Written request:
Quote the data exactly, first line to the line containing "(911,7.5) -- (911,602);", with no pictures.
-- Begin Data extract --
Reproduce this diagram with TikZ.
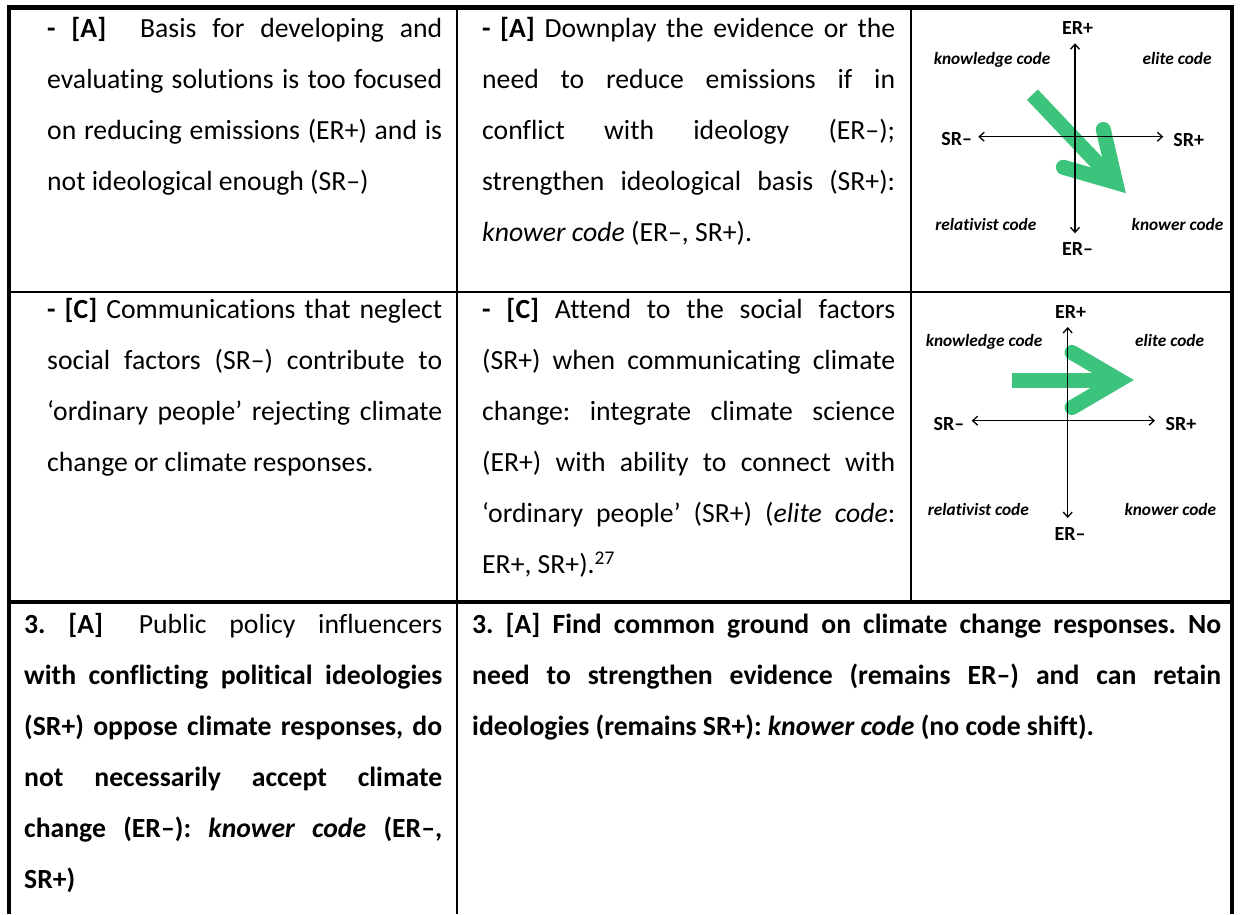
\documentclass[tikz,border=0pt]{standalone}
\usepackage{fontspec}
\setmainfont{Carlito}[Ligatures={NoCommon}]
\usetikzlibrary{arrows.meta}

\definecolor{shiftgreen}{RGB}{61,196,124}

% justified lines of fixed width, set one by one
\newlength\cellw
\newcommand\jline[1]{\hbox to\cellw{#1}}
\newcommand\lline[1]{\hbox to\cellw{#1\hfil}}
\newcommand\cellpar[2]{\setlength\cellw{#1pt}\vtop{\baselineskip=51pt\lineskiplimit=-100pt\lineskip=0pt #2}}

\newcommand\bodyfont{\fontsize{27.7pt}{51pt}\selectfont\frenchspacing}
\newcommand\labfont{\fontsize{17.3pt}{20pt}\selectfont\bfseries}
\newcommand\axfont{\fontsize{20pt}{22pt}\selectfont\bfseries}

% thick green arrow: tip, direction, shaft length
\newcommand\codeshift[3]{%
  \begin{scope}[shift={#1},rotate=#2]
    \draw[shiftgreen,line width=15pt] (-#3,0) -- (-15,0);
    \draw[shiftgreen,line width=15pt,line cap=round,line join=miter]
      (-62,27.5) -- (-15,0) -- (-62,-27.5);
  \end{scope}}

\tikzset{
  body/.style={font=\bodyfont, inner sep=0pt, anchor=base west},
  axislab/.style={font=\axfont, inner sep=0pt, anchor=base},
  codelab/.style={font=\labfont\itshape, inner sep=0pt, anchor=base},
  axisline/.style={line width=1.3pt, {Straight Barb[length=5pt,width=9pt]}-{Straight Barb[length=5pt,width=9pt]}},
  thickrule/.style={line width=4.5pt},
  thinrule/.style={line width=2pt},
}

\begin{document}
\begin{tikzpicture}[x=1pt,y=-1pt]
\useasboundingbox (0,0) rectangle (1240,914);

% ---------- table rules ----------
\draw[thickrule] (6.75,7.5) -- (1234.25,7.5);
\draw[thickrule] (9,5.25) -- (9,914);
\draw[thickrule] (1232,5.25) -- (1232,914);
\draw[thinrule] (9,292) -- (1232,292);
\draw[thickrule] (9,602) -- (1232,602);
\draw[thinrule] (457,7.5) -- (457,914);
\draw[thinrule] (911,7.5) -- (911,602);

% ---------- row 1 ----------
\node[body] (r1a) at (47,37) {\cellpar{395}{%
  \jline{\textbf{-} \textbf{[A]}\hskip 18pt\ Basis for developing and}%
  \jline{evaluating solutions is too focused}%
  \jline{on reducing emissions (ER+) and is}%
  \lline{not ideological enough (SR–)}}};

\node[body] (r1b) at (482,37) {\cellpar{413}{%
  \jline{\textbf{-} \textbf{[A]} Downplay the evidence or the}%
  \jline{need to reduce emissions if in}%
  \jline{conflict with ideology (ER–);}%
  \jline{strengthen ideological basis (SR+):}%
  \lline{\textit{knower code} (ER–, SR+).}}};

% ---------- row 2 ----------
\node[body] (r2a) at (47,318.5) {\cellpar{395}{%
  \jline{\textbf{-} \textbf{[C]} Communications that neglect}%
  \jline{social factors (SR–) contribute to}%
  \jline{‘ordinary people’ rejecting climate}%
  \lline{change or climate responses.}}};

\node[body] (r2b) at (482,318.5) {\cellpar{413}{%
  \jline{\textbf{-} \textbf{[C]} Attend to the social factors}%
  \jline{(SR+) when communicating climate}%
  \jline{change: integrate climate science}%
  \jline{(ER+) with ability to connect with}%
  \jline{‘ordinary people’ (SR+) (\textit{elite code}:}%
  \lline{ER+, SR+).\textsuperscript{27}}}};

% ---------- row 3 ----------
\node[body] (r3a) at (24,633) {\cellpar{418}{%
  \jline{\textbf{3. [A]}\hskip 13pt\ Public policy influencers}%
  \jline{\bfseries with conflicting political ideologies}%
  \jline{\bfseries (SR+) oppose climate responses, do}%
  \jline{\bfseries not necessarily accept climate}%
  \jline{\bfseries change (ER–): \textit{knower code} (ER–,}%
  \lline{\bfseries SR+)}}};

\node[body] (r3b) at (472,633) {\cellpar{749}{%
  \jline{\bfseries 3. [A] Find common ground on climate change responses. No}%
  \jline{\bfseries need to strengthen evidence (remains ER–) and can retain}%
  \lline{\bfseries ideologies (remains SR+): \textit{knower code} (no code shift).}}};

% ---------- code plane, row 1 ----------
\codeshift{(1126,193.3)}{-46.5}{136}
\coordinate (d1n) at (1075,43.3);
\coordinate (d1s) at (1075,233.3);
\coordinate (d1w) at (978.3,136.7);
\coordinate (d1e) at (1163.3,136.7);
\draw[axisline] (d1s) -- (d1n);
\draw[axisline] (d1w) -- (d1e);
\node[axislab] (d1er) at (1077.5,34.3) {ER+};
\node[axislab] (d1el) at (1077.5,255) {ER–};
\node[axislab] (d1sl) at (956.8,145.7) {SR–};
\node[axislab] (d1sr) at (1188.8,146.5) {SR+};
\node[codelab] (d1k) at (992,64) {knowledge code};
\node[codelab] (d1e2) at (1177,64) {elite code};
\node[codelab] (d1r) at (985.8,230) {relativist code};
\node[codelab] (d1kn) at (1177.5,230) {knower code};

% ---------- code plane, row 2 ----------
\codeshift{(1134,380)}{0}{122.3}
\coordinate (d2n) at (1067.7,327);
\coordinate (d2s) at (1067.7,518);
\coordinate (d2w) at (971.7,420.7);
\coordinate (d2e) at (1155,420.7);
\draw[axisline] (d2s) -- (d2n);
\draw[axisline] (d2w) -- (d2e);
\node[axislab] (d2er) at (1070.7,318.3) {ER+};
\node[axislab] (d2el) at (1070,540.7) {ER–};
\node[axislab] (d2sl) at (949,430) {SR–};
\node[axislab] (d2sr) at (1181,430) {SR+};
\node[codelab] (d2k) at (984,346.7) {knowledge code};
\node[codelab] (d2e2) at (1169.5,346.7) {elite code};
\node[codelab] (d2r) at (978.3,515) {relativist code};
\node[codelab] (d2kn) at (1170.3,515) {knower code};
\end{tikzpicture}
\end{document}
-- End Data extract --
Task solution:
Reproduce this diagram with TikZ.
\documentclass[tikz,border=0pt]{standalone}
\usepackage{fontspec}
\setmainfont{Carlito}[Ligatures={NoCommon}]
\usetikzlibrary{arrows.meta}

\definecolor{shiftgreen}{RGB}{61,196,124}

% justified lines of fixed width, set one by one
\newlength\cellw
\newcommand\jline[1]{\hbox to\cellw{#1}}
\newcommand\lline[1]{\hbox to\cellw{#1\hfil}}
\newcommand\cellpar[2]{\setlength\cellw{#1pt}\vtop{\baselineskip=51pt\lineskiplimit=-100pt\lineskip=0pt #2}}

\newcommand\bodyfont{\fontsize{27.7pt}{51pt}\selectfont\frenchspacing}
\newcommand\labfont{\fontsize{17.3pt}{20pt}\selectfont\bfseries}
\newcommand\axfont{\fontsize{20pt}{22pt}\selectfont\bfseries}

% thick green arrow: tip, direction, shaft length
\newcommand\codeshift[3]{%
  \begin{scope}[shift={#1},rotate=#2]
    \draw[shiftgreen,line width=15pt] (-#3,0) -- (-15,0);
    \draw[shiftgreen,line width=15pt,line cap=round,line join=miter]
      (-62,27.5) -- (-15,0) -- (-62,-27.5);
  \end{scope}}

\tikzset{
  body/.style={font=\bodyfont, inner sep=0pt, anchor=base west},
  axislab/.style={font=\axfont, inner sep=0pt, anchor=base},
  codelab/.style={font=\labfont\itshape, inner sep=0pt, anchor=base},
  axisline/.style={line width=1.3pt, {Straight Barb[length=5pt,width=9pt]}-{Straight Barb[length=5pt,width=9pt]}},
  thickrule/.style={line width=4.5pt},
  thinrule/.style={line width=2pt},
}

\begin{document}
\begin{tikzpicture}[x=1pt,y=-1pt]
\useasboundingbox (0,0) rectangle (1240,914);

% ---------- table rules ----------
\draw[thickrule] (6.75,7.5) -- (1234.25,7.5);
\draw[thickrule] (9,5.25) -- (9,914);
\draw[thickrule] (1232,5.25) -- (1232,914);
\draw[thinrule] (9,292) -- (1232,292);
\draw[thickrule] (9,602) -- (1232,602);
\draw[thinrule] (457,7.5) -- (457,914);
\draw[thinrule] (911,7.5) -- (911,602);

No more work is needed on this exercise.